What vehicle do young tech billionaires, retired farmers and kids too young for a driver’s license share? Donor-advised funds. This increasingly popular charitable vehicle is highly customizable for clients’ philanthropic, tax planning and financial planning needs. Its ease of use and numerous giving options make it the charity vehicle of choice for many clients.
Vehicle of Choice
Donor-advised funds are the fastest growing charitable vehicle for a reason. They have low maintenance fees compared to private foundations and charitable trusts. Most funds permit donors to have their portfolio managed by their financial advisor. Donor-advised funds are also easy to establish and use. Their incredible flexibility offers solutions for individuals and families giving from a few thousand to a few billion dollars to charity. These factors make donor-advised funds perfect for people in most stages of life.
Customizable Options
No matter what stage of life your client and their dependents are, there is often a donor-advised fund solution.
Minor children. While adult advisors make legal decisions in traditional donor-advised funds, children can gain philanthropic and business skills by participating. Children can help in everything from naming the fund, to budgeting, to suggesting grants for charity. Adults can also name children successors to donor-advised funds. Some fund administrators provide youth options that offer children more formal involvement.
Young adults. From entrepreneurs with IPO-related financial- and tax-planning needs, to young adults receiving an inheritance, donor-advised funds offer charitable solutions. Donor-advised funds run on your client’s busy schedule. They permit decision making when your client has the time, and eliminate most administrative tasks to save time.

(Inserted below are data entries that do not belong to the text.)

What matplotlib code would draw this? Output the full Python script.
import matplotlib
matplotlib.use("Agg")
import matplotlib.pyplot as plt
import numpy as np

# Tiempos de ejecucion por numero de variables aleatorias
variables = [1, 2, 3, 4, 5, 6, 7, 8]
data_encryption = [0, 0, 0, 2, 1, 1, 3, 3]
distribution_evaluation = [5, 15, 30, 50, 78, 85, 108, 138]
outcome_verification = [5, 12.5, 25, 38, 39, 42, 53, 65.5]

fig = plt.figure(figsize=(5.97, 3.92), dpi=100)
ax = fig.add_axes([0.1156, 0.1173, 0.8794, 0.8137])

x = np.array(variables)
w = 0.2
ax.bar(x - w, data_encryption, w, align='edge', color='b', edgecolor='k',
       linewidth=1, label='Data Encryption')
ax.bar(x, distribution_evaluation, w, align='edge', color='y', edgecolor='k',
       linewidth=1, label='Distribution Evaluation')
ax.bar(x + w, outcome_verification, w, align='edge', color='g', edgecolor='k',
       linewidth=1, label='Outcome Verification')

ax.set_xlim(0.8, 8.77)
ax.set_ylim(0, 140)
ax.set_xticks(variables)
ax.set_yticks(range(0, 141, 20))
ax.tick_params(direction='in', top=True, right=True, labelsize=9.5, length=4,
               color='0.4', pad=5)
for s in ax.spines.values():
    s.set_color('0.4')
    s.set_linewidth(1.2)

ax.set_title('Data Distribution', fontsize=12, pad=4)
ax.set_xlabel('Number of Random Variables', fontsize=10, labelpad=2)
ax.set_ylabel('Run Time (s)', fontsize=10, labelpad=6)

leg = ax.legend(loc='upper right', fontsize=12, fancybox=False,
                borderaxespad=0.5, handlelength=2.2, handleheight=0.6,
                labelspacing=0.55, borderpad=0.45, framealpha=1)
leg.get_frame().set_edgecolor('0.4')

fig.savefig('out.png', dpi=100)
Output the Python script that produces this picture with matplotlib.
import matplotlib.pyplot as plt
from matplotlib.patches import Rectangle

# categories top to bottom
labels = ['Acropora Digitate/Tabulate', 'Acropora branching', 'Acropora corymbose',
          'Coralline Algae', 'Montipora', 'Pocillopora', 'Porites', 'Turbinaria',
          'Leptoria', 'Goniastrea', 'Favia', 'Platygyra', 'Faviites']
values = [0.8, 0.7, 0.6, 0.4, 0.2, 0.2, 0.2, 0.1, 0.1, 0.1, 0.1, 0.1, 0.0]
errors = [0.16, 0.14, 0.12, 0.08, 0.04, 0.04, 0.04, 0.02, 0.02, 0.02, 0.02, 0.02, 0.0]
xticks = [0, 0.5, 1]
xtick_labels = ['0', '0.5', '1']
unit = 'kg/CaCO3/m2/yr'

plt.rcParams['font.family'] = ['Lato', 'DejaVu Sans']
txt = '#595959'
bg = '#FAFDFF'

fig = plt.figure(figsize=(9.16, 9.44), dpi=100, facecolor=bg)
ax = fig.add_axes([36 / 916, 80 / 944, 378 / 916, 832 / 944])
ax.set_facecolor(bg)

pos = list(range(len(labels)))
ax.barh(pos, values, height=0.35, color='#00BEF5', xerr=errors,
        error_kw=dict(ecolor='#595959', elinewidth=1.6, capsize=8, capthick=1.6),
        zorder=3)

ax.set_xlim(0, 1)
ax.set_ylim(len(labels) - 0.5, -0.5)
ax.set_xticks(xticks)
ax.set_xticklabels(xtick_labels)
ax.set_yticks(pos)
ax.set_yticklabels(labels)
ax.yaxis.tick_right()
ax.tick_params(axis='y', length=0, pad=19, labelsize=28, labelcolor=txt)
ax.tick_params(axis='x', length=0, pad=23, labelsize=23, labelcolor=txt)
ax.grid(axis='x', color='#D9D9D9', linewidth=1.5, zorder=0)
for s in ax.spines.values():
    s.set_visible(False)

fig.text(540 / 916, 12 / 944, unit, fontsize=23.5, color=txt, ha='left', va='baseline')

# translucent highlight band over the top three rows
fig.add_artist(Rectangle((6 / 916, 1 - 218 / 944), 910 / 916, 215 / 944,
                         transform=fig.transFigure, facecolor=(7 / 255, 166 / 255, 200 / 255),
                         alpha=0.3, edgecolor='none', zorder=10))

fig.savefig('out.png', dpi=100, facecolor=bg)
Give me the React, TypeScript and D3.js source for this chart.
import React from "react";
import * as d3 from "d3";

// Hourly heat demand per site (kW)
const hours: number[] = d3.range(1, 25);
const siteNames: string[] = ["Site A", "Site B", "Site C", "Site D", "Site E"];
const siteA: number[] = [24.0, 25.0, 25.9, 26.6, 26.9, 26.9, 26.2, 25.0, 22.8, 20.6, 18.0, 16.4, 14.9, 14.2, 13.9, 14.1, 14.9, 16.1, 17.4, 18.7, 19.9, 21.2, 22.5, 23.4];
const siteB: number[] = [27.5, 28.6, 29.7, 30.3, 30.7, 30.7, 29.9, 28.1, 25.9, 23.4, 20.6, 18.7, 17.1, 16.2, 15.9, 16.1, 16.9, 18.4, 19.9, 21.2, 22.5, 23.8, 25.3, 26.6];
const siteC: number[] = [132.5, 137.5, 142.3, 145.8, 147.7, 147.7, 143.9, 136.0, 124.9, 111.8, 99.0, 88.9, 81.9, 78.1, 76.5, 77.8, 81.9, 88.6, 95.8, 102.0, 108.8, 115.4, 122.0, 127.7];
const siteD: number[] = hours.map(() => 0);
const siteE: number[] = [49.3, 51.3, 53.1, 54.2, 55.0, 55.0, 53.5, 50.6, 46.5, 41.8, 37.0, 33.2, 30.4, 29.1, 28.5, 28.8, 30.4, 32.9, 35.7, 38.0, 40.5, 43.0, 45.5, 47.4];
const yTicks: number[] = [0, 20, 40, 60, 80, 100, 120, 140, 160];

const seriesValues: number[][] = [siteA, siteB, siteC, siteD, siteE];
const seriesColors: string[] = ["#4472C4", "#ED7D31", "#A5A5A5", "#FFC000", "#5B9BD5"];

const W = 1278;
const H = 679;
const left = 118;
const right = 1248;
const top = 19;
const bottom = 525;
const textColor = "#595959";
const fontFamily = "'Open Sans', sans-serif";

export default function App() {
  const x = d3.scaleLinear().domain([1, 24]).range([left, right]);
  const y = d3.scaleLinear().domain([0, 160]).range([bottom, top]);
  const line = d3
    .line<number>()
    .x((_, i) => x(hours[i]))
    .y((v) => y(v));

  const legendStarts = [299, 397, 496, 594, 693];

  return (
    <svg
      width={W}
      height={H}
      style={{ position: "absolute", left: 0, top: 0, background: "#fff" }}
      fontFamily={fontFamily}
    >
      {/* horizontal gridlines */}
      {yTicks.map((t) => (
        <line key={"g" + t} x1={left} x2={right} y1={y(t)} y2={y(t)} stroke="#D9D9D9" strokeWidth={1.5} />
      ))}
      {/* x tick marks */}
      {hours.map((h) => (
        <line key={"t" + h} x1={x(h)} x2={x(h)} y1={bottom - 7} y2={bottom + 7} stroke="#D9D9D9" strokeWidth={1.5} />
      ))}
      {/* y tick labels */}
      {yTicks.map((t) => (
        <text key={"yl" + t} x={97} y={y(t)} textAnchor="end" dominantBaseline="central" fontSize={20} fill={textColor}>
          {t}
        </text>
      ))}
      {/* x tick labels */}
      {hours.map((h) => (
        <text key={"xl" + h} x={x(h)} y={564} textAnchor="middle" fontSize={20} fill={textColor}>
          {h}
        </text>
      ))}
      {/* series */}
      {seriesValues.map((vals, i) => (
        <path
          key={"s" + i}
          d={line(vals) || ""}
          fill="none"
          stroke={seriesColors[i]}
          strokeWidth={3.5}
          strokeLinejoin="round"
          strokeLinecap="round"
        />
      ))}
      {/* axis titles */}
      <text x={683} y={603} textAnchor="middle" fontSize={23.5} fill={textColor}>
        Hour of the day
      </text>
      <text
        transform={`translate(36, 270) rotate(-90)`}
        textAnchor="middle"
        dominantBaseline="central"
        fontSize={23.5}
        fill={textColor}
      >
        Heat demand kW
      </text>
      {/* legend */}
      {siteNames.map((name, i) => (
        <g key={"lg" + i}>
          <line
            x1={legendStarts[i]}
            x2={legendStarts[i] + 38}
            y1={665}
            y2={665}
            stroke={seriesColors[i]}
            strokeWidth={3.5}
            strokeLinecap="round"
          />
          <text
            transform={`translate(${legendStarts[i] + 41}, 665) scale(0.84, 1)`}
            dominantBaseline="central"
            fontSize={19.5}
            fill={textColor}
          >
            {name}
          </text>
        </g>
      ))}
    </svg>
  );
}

Middle-aged adults. Adults in their 50s open more donor-advised funds than other age group. Many individuals and families create a “living legacy” with their funds, watching the impact of their charitable grants. Many also use donor-advised funds in their estate planning. Most clients realize tax advantages by making gifts of appreciated assets, executive bonuses or proceeds from business sales to their funds. The asset and tax efficiency of donor-advised funds helps maximize the dollars going to charity.
Older adults. Similar to middle-aged adults, many older adults seek financial and tax planning benefits from their donor-advised funds. Many clients take advantage of a higher tax rate deduction by making pre-retirement gifts to their funds while they are working. This can maximize their charitable giving dollars in retirement.